===== DATASET CONTENT =====
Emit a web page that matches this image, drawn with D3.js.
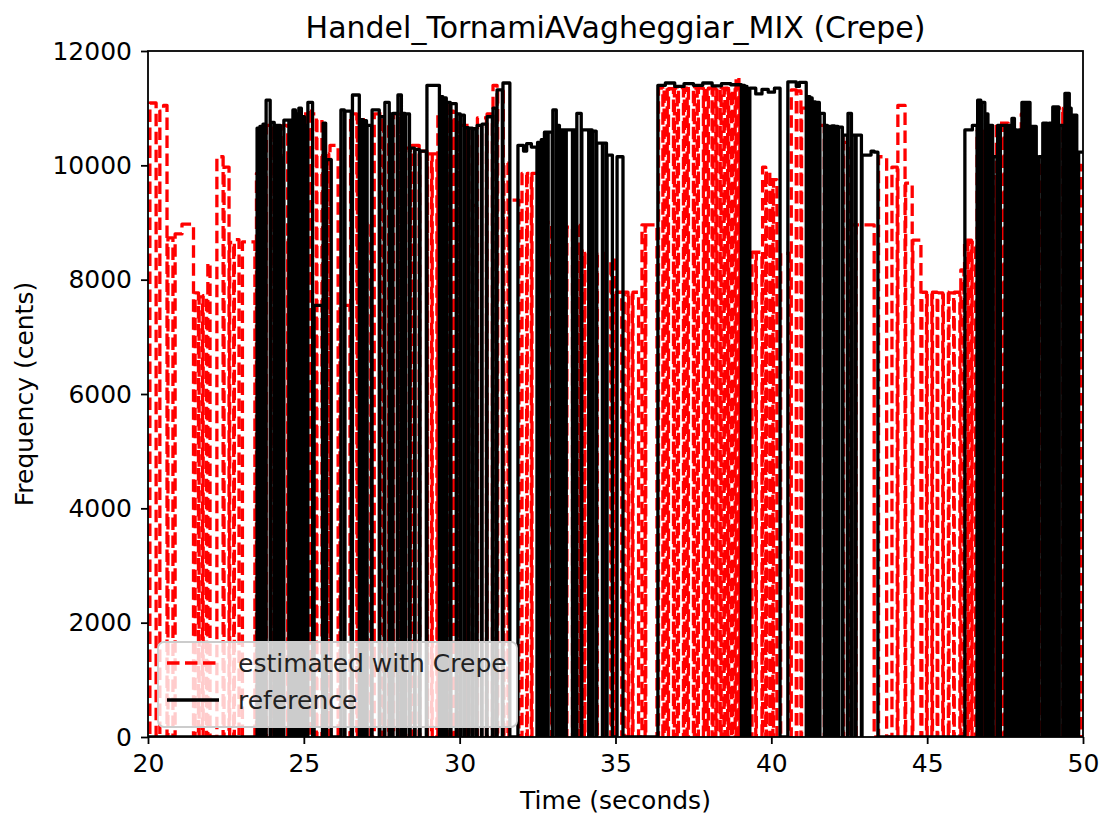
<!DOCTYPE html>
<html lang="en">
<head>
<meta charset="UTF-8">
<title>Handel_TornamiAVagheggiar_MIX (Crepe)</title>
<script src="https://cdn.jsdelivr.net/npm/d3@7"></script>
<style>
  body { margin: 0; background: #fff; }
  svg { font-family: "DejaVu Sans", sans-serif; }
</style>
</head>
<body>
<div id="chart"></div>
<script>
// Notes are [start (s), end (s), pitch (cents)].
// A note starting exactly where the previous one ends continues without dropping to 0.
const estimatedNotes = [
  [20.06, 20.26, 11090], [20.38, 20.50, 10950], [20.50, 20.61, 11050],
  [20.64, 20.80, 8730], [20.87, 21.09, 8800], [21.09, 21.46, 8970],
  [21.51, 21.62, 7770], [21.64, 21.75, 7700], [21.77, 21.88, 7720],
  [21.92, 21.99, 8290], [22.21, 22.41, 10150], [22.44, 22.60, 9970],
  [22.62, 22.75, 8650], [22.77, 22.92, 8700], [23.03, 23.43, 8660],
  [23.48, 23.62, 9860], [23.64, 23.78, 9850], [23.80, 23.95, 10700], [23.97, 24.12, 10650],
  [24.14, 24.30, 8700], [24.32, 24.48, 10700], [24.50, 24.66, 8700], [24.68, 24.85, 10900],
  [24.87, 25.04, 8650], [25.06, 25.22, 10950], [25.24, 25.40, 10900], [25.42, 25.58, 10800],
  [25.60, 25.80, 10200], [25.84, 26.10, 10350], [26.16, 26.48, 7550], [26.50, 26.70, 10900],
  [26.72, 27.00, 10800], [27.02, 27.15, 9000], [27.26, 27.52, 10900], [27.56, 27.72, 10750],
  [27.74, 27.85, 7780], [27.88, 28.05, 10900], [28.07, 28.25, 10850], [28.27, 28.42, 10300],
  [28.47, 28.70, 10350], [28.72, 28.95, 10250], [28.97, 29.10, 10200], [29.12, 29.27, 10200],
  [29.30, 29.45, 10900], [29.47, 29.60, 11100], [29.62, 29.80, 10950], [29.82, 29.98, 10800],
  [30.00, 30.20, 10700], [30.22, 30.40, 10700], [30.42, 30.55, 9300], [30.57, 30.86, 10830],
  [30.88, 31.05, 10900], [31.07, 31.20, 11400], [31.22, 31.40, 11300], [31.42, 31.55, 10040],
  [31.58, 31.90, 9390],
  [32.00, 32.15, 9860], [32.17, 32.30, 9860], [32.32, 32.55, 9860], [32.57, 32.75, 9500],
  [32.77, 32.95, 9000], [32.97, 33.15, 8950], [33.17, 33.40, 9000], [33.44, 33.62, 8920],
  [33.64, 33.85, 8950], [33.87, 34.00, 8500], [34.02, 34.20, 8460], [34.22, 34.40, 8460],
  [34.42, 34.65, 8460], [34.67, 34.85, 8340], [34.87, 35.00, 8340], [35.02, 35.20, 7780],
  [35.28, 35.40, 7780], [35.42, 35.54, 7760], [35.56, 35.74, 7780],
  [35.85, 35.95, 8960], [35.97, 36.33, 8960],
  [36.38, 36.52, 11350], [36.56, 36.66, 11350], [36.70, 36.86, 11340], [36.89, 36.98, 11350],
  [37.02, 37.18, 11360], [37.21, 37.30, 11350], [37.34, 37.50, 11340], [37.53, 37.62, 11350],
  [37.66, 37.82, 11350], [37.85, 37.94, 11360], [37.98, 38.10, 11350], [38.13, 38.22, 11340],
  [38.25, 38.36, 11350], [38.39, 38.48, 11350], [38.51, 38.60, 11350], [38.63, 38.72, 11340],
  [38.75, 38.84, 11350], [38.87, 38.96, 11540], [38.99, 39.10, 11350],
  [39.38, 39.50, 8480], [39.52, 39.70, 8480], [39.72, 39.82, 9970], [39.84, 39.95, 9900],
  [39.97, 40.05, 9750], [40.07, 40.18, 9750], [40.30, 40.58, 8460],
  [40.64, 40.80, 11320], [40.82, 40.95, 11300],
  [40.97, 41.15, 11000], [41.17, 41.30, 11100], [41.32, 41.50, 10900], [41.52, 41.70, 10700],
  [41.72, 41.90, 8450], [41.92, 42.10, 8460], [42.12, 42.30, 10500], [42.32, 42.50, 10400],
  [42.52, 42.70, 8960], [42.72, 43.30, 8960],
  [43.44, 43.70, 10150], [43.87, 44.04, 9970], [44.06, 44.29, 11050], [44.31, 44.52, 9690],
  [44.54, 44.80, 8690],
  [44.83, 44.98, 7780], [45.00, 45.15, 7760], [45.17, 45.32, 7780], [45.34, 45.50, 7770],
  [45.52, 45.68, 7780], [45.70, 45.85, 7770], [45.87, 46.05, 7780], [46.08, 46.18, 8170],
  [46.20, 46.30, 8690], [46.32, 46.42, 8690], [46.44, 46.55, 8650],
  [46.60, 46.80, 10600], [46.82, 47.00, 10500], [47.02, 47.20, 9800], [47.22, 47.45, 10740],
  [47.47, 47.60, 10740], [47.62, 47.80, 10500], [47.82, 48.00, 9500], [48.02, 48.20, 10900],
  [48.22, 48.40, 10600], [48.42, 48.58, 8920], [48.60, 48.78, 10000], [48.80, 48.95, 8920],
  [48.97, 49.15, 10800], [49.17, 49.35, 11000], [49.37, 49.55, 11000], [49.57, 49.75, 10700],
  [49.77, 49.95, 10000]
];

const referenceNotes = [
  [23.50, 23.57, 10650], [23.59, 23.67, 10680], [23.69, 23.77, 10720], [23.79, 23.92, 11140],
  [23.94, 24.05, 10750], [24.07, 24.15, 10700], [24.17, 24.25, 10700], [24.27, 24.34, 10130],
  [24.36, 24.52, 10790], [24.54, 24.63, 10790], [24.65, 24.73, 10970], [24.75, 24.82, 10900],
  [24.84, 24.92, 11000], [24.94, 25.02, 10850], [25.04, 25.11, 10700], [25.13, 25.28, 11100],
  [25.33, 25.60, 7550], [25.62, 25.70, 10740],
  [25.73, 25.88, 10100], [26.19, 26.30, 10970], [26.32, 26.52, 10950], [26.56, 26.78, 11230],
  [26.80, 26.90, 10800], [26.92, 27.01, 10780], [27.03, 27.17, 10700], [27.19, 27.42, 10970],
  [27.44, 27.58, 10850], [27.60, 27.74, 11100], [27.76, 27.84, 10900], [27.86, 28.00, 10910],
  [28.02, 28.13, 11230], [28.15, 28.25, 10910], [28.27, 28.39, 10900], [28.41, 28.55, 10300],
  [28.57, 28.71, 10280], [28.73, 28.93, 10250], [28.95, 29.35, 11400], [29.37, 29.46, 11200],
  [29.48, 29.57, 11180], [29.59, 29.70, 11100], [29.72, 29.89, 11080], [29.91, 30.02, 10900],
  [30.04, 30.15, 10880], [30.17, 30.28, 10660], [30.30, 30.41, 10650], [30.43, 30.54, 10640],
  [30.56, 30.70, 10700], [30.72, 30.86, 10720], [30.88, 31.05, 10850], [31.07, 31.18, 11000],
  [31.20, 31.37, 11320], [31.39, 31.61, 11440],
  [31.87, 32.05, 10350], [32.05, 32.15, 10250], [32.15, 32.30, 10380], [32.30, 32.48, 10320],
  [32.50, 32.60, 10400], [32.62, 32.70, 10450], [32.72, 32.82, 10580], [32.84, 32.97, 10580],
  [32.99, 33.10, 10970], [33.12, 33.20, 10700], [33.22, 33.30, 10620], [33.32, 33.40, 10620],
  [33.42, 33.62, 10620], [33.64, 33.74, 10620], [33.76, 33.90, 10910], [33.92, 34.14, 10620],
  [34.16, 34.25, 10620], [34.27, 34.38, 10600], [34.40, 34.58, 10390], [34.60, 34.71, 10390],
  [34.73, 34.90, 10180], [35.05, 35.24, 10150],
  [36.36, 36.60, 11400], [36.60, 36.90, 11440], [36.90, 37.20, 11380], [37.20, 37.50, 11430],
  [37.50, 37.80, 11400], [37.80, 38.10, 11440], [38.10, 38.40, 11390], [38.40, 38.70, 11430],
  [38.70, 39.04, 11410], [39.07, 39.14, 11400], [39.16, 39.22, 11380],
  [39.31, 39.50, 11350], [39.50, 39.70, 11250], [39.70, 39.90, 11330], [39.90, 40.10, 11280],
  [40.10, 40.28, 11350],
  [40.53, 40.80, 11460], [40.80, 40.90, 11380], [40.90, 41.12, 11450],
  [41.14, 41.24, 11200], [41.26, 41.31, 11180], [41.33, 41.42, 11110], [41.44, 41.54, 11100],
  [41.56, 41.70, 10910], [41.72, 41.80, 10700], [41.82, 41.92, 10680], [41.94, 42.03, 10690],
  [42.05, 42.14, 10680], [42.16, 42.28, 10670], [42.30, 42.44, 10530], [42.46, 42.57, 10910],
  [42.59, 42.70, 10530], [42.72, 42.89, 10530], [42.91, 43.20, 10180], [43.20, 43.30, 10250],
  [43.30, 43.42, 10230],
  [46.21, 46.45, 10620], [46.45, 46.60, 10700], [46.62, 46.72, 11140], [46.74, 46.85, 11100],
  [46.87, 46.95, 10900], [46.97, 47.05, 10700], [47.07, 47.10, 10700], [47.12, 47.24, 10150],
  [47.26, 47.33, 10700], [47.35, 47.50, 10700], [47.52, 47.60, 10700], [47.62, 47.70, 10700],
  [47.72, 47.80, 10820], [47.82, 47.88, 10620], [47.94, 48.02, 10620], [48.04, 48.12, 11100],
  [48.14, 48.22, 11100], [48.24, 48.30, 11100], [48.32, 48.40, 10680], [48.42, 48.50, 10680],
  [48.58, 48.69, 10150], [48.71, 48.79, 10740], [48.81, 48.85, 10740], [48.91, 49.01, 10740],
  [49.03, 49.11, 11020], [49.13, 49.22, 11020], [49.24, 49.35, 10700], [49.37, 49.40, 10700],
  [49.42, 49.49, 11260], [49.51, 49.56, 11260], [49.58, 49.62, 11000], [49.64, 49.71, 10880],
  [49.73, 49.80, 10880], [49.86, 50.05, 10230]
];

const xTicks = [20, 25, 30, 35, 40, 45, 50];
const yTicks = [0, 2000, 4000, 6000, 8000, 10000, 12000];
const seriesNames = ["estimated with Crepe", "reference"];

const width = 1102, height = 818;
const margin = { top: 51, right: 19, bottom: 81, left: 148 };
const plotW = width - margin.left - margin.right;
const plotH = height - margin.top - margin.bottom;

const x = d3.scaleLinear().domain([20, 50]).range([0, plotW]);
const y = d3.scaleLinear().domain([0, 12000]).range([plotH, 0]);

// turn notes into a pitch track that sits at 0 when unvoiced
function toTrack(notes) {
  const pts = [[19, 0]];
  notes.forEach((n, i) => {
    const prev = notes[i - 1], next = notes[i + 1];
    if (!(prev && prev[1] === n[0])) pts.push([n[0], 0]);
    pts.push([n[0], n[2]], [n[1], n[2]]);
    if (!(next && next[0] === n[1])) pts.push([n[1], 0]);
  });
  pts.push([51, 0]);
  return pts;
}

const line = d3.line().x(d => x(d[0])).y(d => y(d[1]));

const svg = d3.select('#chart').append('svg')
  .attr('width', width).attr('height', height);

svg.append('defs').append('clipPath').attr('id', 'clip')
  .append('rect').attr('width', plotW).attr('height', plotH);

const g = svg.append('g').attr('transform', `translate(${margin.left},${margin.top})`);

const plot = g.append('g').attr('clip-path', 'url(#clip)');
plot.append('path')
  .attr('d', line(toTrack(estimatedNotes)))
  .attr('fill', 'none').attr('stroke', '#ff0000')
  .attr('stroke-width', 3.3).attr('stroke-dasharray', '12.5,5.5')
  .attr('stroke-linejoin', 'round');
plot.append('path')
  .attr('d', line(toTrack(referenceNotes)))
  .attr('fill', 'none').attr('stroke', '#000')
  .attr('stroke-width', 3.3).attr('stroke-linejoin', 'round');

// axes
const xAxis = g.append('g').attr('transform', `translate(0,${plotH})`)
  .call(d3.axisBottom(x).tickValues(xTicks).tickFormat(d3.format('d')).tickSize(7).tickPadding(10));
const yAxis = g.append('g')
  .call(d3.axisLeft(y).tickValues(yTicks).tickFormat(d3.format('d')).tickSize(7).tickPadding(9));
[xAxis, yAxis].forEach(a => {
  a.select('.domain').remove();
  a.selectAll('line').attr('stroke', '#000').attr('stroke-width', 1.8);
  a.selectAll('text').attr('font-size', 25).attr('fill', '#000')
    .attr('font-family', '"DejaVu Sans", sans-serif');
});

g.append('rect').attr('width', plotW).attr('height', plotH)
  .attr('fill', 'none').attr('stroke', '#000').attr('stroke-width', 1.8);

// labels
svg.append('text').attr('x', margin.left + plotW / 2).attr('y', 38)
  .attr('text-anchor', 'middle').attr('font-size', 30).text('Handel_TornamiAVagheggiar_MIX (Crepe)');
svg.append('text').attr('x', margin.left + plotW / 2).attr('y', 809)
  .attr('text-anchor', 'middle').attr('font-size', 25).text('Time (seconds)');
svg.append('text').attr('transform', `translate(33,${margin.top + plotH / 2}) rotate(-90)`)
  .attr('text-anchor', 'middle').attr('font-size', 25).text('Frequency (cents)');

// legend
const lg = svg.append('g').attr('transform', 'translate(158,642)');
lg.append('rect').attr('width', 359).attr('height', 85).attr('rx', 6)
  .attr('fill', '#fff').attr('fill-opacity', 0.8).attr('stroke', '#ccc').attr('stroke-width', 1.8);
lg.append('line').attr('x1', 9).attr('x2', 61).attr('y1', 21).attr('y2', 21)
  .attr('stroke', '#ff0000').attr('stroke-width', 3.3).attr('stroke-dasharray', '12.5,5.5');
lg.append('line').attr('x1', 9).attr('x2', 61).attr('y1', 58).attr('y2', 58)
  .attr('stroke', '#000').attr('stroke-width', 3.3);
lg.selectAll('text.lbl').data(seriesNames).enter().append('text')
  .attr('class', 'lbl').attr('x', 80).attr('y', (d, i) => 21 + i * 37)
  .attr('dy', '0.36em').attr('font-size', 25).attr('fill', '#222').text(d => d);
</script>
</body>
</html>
=====
DIRECTIONS: Write the number of lines containing the word "that" and nothing besides it.

ANSWER FOR THE TASK: 2